Trinucleon charge form factor

Abstract

The trinucleon charge form factors are studied for various nuclear interaction models with possible three-body force and meson-exchange-current effects included. A unitary transformation method of generating three-body forces is discussed. Various meson-exchange effects, including pair and recoil currents as well as that of the $\pi \mathrm{NN}$ vertex function, are investigated. The calculations show that the strong potential dependence of the ${}_{}{}^3{}_{}{}^{}\mathrm{He}$ charge form factor in the impulse approximation diminishes considerably when meson-exchange effects are included. Exchange effects in ${}_{}{}^3{}_{}{}^{}\mathrm{H}$ are smaller than in ${}_{}{}^3{}_{}{}^{}\mathrm{He}$ and do not reduce the potential dependence.

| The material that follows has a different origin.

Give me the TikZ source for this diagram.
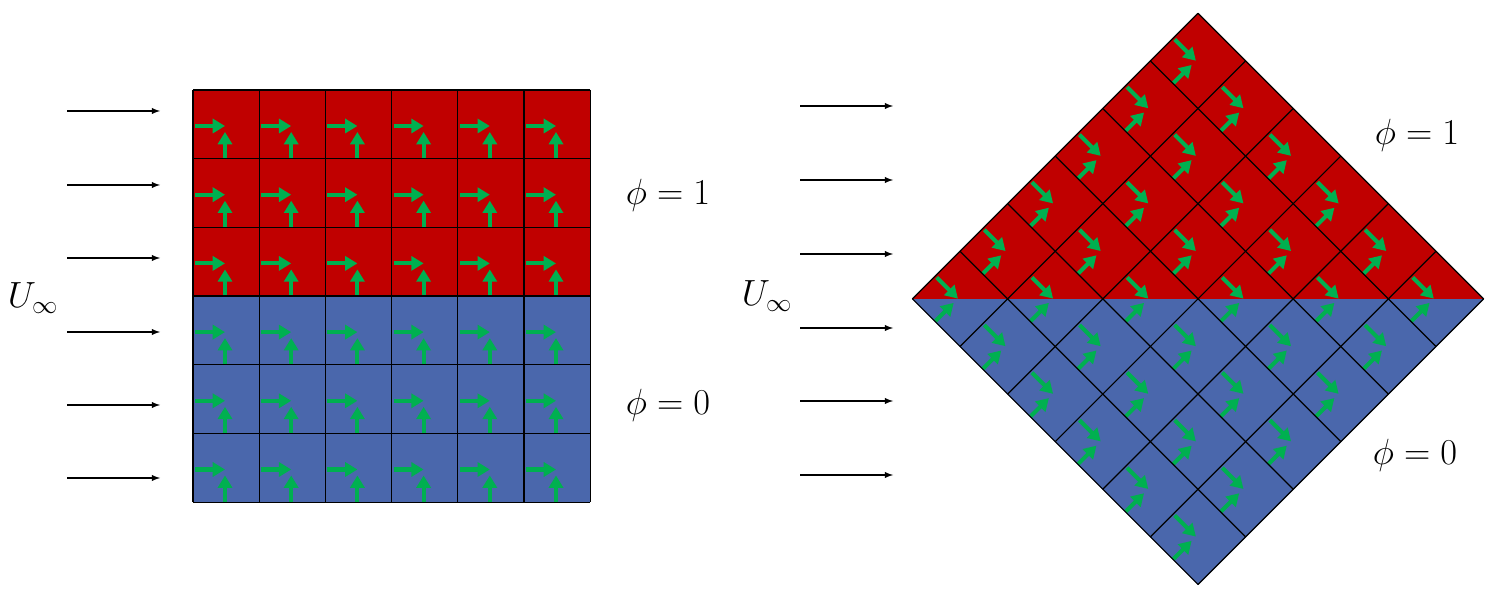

By including meson-exchange currents and three-body forces, good fits to the available ${}_{}{}^3{}_{}{}^{}\mathrm{He}$ and ${}_{}{}^3{}_{}{}^{}\mathrm{H}$ form factor data for $0.5 {\mathrm{fm}}^{-2\mathrm{}}\le q^2\le 12 {\mathrm{fm}}^{-2\mathrm{}}$ are obtained without sacrificing a satisfactory triton binding energy. The position of the diffraction minimum is correctly predicted and the height of the second maximum is improved to about half of the experimental value.